RMS’ best estimate for an industry loss of $67 billion from hurricane Ian compares to Verisk’s (AIR) estimate of up to $57 billion, KCC’s estimate of around $63 billion, and CoreLogic’s estimate of up to $53 billion.
“Much of the building stock affected by Ian was also impacted to varying degrees by Hurricane Irma in 2017 and Hurricane Charley in 2004. In some cases, roofs or structures were replaced after Irma and performed well in Ian. However, where buildings were not upgraded to recent codes, Ian’s destructive wind and storm surge will cause widespread roof replacements or total losses. In the loss estimation process, we also considered key aspects of the Florida Building Code, including mandatory limit extensions for ordinance and law, and the application of the 25 percent roof replacement rule. Aside from property damage, we expect significant losses to automobile and watercraft lines in this event due to fewer evacuations in the worst-affected region,” explained Jeff Waters, Staff Product Manager, Product Management, RMS.

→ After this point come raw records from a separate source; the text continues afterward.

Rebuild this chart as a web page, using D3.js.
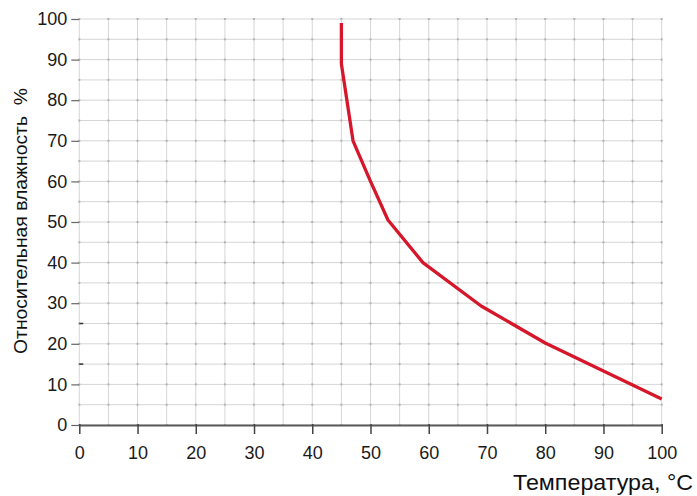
<!DOCTYPE html>
<html>
<head>
<meta charset="utf-8">
<script src="https://cdn.jsdelivr.net/npm/d3@7"></script>
<style>
  body { margin: 0; background: #fff; }
  svg { font-family: "Liberation Sans", Arial, sans-serif; }
</style>
</head>
<body>
<svg width="697" height="496"></svg>
<script>
// temperature, °C
var temps = [45, 45, 47, 50, 53, 59, 69, 80, 90, 100];
// relative humidity, %
var humidity = [99, 89, 70, 60, 50.5, 40, 29.3, 20.2, 13.3, 6.4];
var xTicks = [0, 10, 20, 30, 40, 50, 60, 70, 80, 90, 100];
var yTicks = [0, 10, 20, 30, 40, 50, 60, 70, 80, 90, 100];

var svg = d3.select('svg');
var x = d3.scaleLinear().domain([0, 100]).range([79.3, 661.7]);
var y = d3.scaleLinear().domain([0, 100]).range([425, 19]);

var grid = d3.range(0, 101, 5);

// grid
svg.append('g')
    .selectAll('line')
    .data(grid)
    .enter()
    .append('line')
        .attr('x1', function (d) { return x(d); })
        .attr('x2', function (d) { return x(d); })
        .attr('y1', y(0))
        .attr('y2', y(100))
        .attr('stroke', '#d6d6d6')
        .attr('stroke-width', 1)
;
svg.append('g')
    .selectAll('line')
    .data(grid)
    .enter()
    .append('line')
        .attr('x1', x(0))
        .attr('x2', x(100))
        .attr('y1', function (d) { return y(d); })
        .attr('y2', function (d) { return y(d); })
        .attr('stroke', '#d6d6d6')
        .attr('stroke-width', 1)
;

// dots at grid crossings
var cross = [];
grid.forEach(function (a) {
    grid.forEach(function (b) { cross.push([a, b]); });
});
svg.append('g')
    .selectAll('rect')
    .data(cross)
    .enter()
    .append('rect')
        .attr('x', function (d) { return x(d[0]) - 1; })
        .attr('y', function (d) { return y(d[1]) - 1; })
        .attr('width', 2)
        .attr('height', 2)
        .attr('fill', '#b4b4b4')
;

// x axis
var xAxis = svg.append('g')
    .attr('transform', 'translate(0,' + y(0) + ')')
    .call(d3.axisBottom(x).tickValues(xTicks).tickSize(9).tickPadding(12).tickSizeOuter(0));
xAxis.select('.domain').attr('stroke', '#5a5a5a').attr('stroke-width', 2);
xAxis.selectAll('.tick line').attr('stroke', '#444').attr('stroke-width', 1.5).attr('y1', -1);
xAxis.selectAll('text').attr('font-size', 18).attr('fill', '#1a1a1a').attr('font-family', 'Liberation Sans, Arial, sans-serif');

// y axis
var yAxis = svg.append('g')
    .attr('transform', 'translate(' + x(0) + ',0)')
    .call(d3.axisLeft(y).tickValues(yTicks).tickSize(8).tickPadding(4).tickSizeOuter(0));
yAxis.select('.domain').remove();
yAxis.selectAll('.tick line').attr('stroke', '#666').attr('stroke-width', 1.2);
yAxis.selectAll('text').attr('font-size', 18).attr('fill', '#1a1a1a').attr('font-family', 'Liberation Sans, Arial, sans-serif');

// small inner marks at 15 and 25
svg.append('g')
    .selectAll('line')
    .data([15, 25])
    .enter()
    .append('line')
        .attr('x1', x(0))
        .attr('x2', x(0) + 4)
        .attr('y1', function (d) { return y(d); })
        .attr('y2', function (d) { return y(d); })
        .attr('stroke', '#333')
        .attr('stroke-width', 1.5)
;

// curve
var pts = temps.map(function (t, i) { return [t, humidity[i]]; });
svg.append('path')
    .datum(pts)
    .attr('fill', 'none')
    .attr('stroke', '#d6172b')
    .attr('stroke-width', 3.3)
    .attr('stroke-linejoin', 'round')
    .attr('d', d3.line()
        .x(function (d) { return x(d[0]); })
        .y(function (d) { return y(d[1]); }))
;

// labels
svg.append('text')
    .attr('x', 693)
    .attr('y', 490)
    .attr('text-anchor', 'end')
    .attr('font-size', 22)
    .attr('fill', '#111')
    .attr('textLength', 180)
    .attr('lengthAdjust', 'spacingAndGlyphs')
    .text('Температура, °C');

svg.append('text')
    .attr('transform', 'translate(27,221) rotate(-90)')
    .attr('text-anchor', 'middle')
    .attr('font-size', 19)
    .attr('fill', '#111')
    .attr('xml:space', 'preserve')
    .attr('textLength', 266)
    .attr('lengthAdjust', 'spacingAndGlyphs')
    .text('Относительная влажность  %');
</script>
</body>
</html>
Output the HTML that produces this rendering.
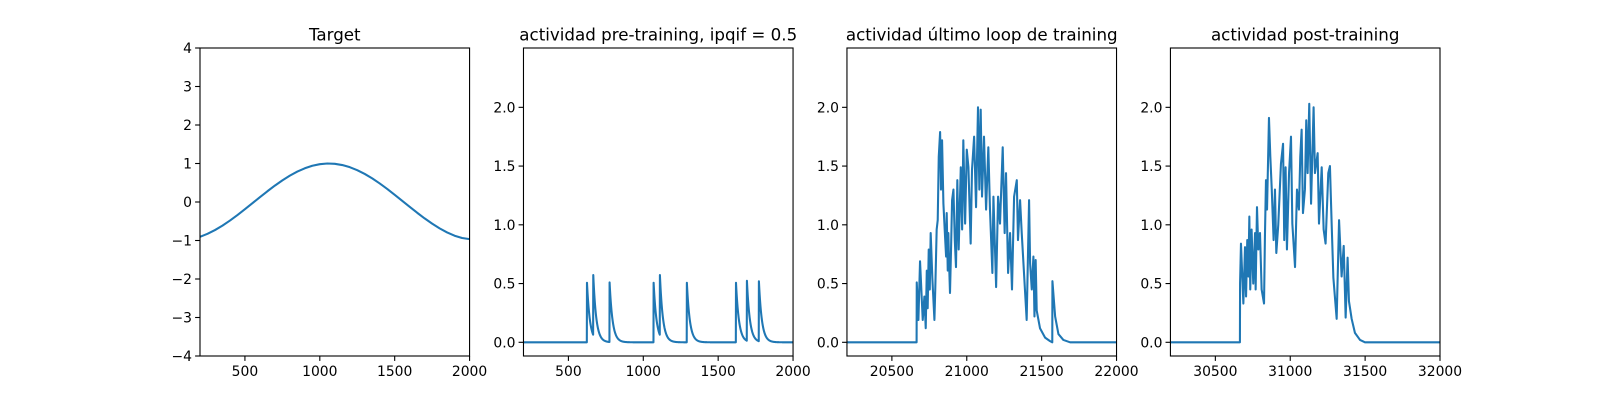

“A sizable portion of the losses from Ian will be associated with post-event loss amplification and inflationary trends. A combination of high claims volume, additional living expenses related to the massive evacuation efforts, prolonged reconstruction in the worst-affected areas, and the prevalent higher-than-average construction costs will contribute to a significant economic demand surge. Additionally, we expect the Assignment of Benefits and litigation – despite recent legislative efforts to curb their misuse, to influence the overall loss severity, especially in cases where coverage leakage of water losses onto wind-only policies is likely. All these social inflation factors will lead to complex and lengthy claims settlement processes in this event, amplifying loss adjustment expenses and corresponding claim costs,” added Rajkiran Vojjala, Vice President, Model Development, RMS.